Quant au «Zyban » il suffit de se reporter à la liste des éventuels effets secondaires fournie par le laboratoire pour constater que plusieurs d’entre eux relèvent principalement des troubles qu’il prétend prévenir au niveau d’un sevrage : « agitation, anxiété, irritabilité, dépression, maux de tête, vertiges, tachycardie, etc »
Les incidences des médicaments agissant sur la sphère neuro-biologique ne sont pas innocents. L’être humain est un être multidimensionnel et complexe.

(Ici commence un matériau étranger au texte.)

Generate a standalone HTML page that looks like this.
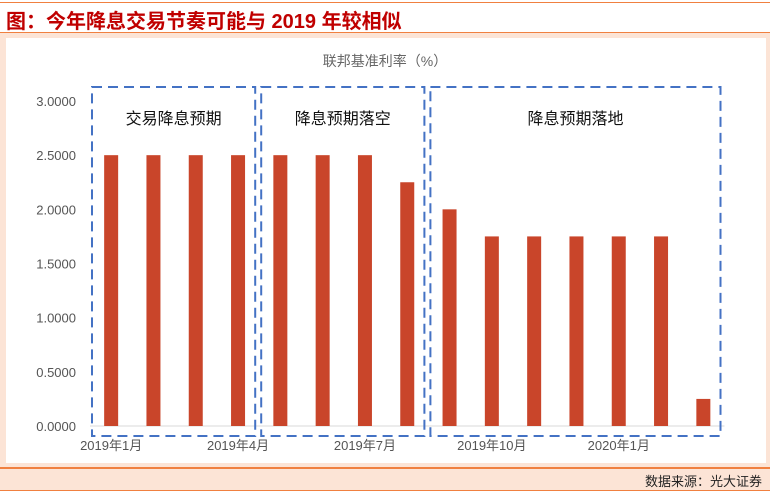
<!DOCTYPE html>
<html><head><meta charset="utf-8"><style>
body{margin:0;width:770px;height:497px;background:#fff;overflow:hidden;font-family:"Liberation Sans","Noto Sans CJK SC",sans-serif;position:relative}
.abs{position:absolute}
</style></head><body>
<div class="abs" style="left:0;top:2px;width:770px;height:1px;background:#F08040"></div>
<div class="abs" style="left:6px;top:5px;font-size:20px;font-weight:bold;color:#C00000;font-family:'Liberation Sans','Noto Sans CJK SC',sans-serif;white-space:nowrap">图：今年降息交易节奏可能与 2019 年较相似</div>
<div class="abs" style="left:0;top:32px;width:770px;height:1px;background:#F08040"></div>
<div class="abs" style="left:0;top:33px;width:770px;height:435px;background:#FCE4D6"></div>
<div class="abs" style="left:6px;top:38px;width:760px;height:425px;background:#fff"></div>
<div class="abs" style="left:0;top:467px;width:770px;height:2px;background:#F08040"></div>
<div class="abs" style="left:0;top:469px;width:770px;height:22px;background:#FCE4D6"></div>
<div class="abs" style="right:8px;top:471px;font-size:13px;color:#222">数据来源：光大证券</div>
<div class="abs" style="left:0;top:490px;width:770px;height:1px;background:#F08040"></div>
<svg class="abs" style="left:0;top:0" width="770" height="497" id="chart"></svg>
<script>
const categories=["2019年1月","2019年2月","2019年3月","2019年4月","2019年5月","2019年6月","2019年7月","2019年8月","2019年9月","2019年10月","2019年11月","2019年12月","2020年1月","2020年2月","2020年3月"];
const rates=[2.5,2.5,2.5,2.5,2.5,2.5,2.5,2.25,2.0,1.75,1.75,1.75,1.75,1.75,0.25];
const yTicks=[0,0.5,1,1.5,2,2.5,3];
const xLabelIdx=[0,3,6,9,12];
const groups=[{label:"交易降息预期",from:0,to:3},{label:"降息预期落空",from:4,to:7},{label:"降息预期落地",from:8,to:14}];
const svg=document.getElementById('chart');const NS="http://www.w3.org/2000/svg";
const x0=90,step=42.3,y0=426,yTop=101,ymax=3;
function xs(i){return x0+step*(i+0.5);}
function ys(v){return y0-(v/ymax)*(y0-yTop);}
function mk(t,a,txt){const e=document.createElementNS(NS,t);for(const k in a)e.setAttribute(k,a[k]);if(txt!==undefined)e.textContent=txt;svg.appendChild(e);return e;}
let e=mk('text',{x:385,y:66,'font-size':14,fill:'#666','text-anchor':'middle'},'联邦基准利率（%）');


yTicks.forEach(v=>{const t=mk('text',{x:76,y:ys(v)+5,'font-size':13,fill:'#555','text-anchor':'end'},v.toFixed(4));

});
const ax=mk('line',{x1:x0,x2:x0+step*15,y1:y0,y2:y0,stroke:'#D9D9D9','stroke-width':1});


rates.forEach((v,i)=>{const b=mk('rect',{x:xs(i)-7,y:ys(v),width:14,height:y0-ys(v),fill:'#C9452A'});

});
xLabelIdx.forEach(i=>{const t=mk('text',{x:xs(i),y:450,'font-size':13,fill:'#555','text-anchor':'middle'},categories[i]);

});
groups.forEach(g=>{const l=xs(g.from)-step/2+2,r=xs(g.to)+step/2-4;
const rc=mk('rect',{x:l,y:87,width:r-l,height:349,fill:'none',stroke:'#4472C4','stroke-width':2,'stroke-dasharray':'10,6'});


const t=mk('text',{x:(l+r)/2,y:124,'font-size':16,fill:'#111','text-anchor':'middle'},g.label);

});
</script>
</body></html>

Ce qui trame sa réalité physiologique et en résonance aussi avec ses divers degrés d’expression : psychologique, émotionnel, affectif, relationnel, comportemental.
C’est la raison pour laquelle, l’expérience en tabacologie démontre que la prise en charge en ce domaine doit être globale, holistique et doit prendre en compte l’individu sur ses diverses dimensions.
De fait l’arrêt du tabac par un sevrage tabagique naturel, construit sur une approche comportementale, psycho-émotionnelle, lié à une hygiène de vie et à un dévelop-pement personnel, peut être un merveilleux défi pour sa santé et un dynamique positionnement de vie.
Philippe COURBON
Educateur de Santé
Conférencier Formateur
Spécialisé en sevrage tabagique depuis vingt-cinq années, concepteur du programme « Santé sans tabac »
(1) 13ème Conférence mondiale sur le tabac ou la santé (World Conference on Tobacco or Health, WCTOH) juillet 2006
(2) Enquête du film « Tabac : la conspiration » de Nadia Collot, 2006, trois ans d’enquête dans les coulisses de l’industrie du tabac sur trois continents : Amérique du Nord, Europe et Afrique.
(3) http://www.prevention.ch/ry11.htm
(4) http://www.nicotinepesticide.com/Scandaleux.html
(5) The New England Journal of Medicine 1999 ; 341 p. 943-948
(6) O.M.S., Centre International de Recherche sur le Cancer
(7) Santé Canada, novembre 1999, communication publique de 1.200 documents émanant de la Compagnie-mère d’Imperial Tobacco, la British American Tobacco.
(8) Film « Révélations » de Michael Mann avec Al Pacino et Russell Crowe, 2002.
(9) http://www.stoptabac.ch/fr/Coach/stallone.html
(10) Depuis septembre 2010 Malboro a tourné le dos à son célèbre cow-boy, et ses magasins « Malboro Classics de France » ont été rebaptisés « MCS ». Ce changement de nom est la conséquence de plusieurs condamnations de l’enseigne de prêt à porter pour publicité indirecte en faveur d’une marque de tabac.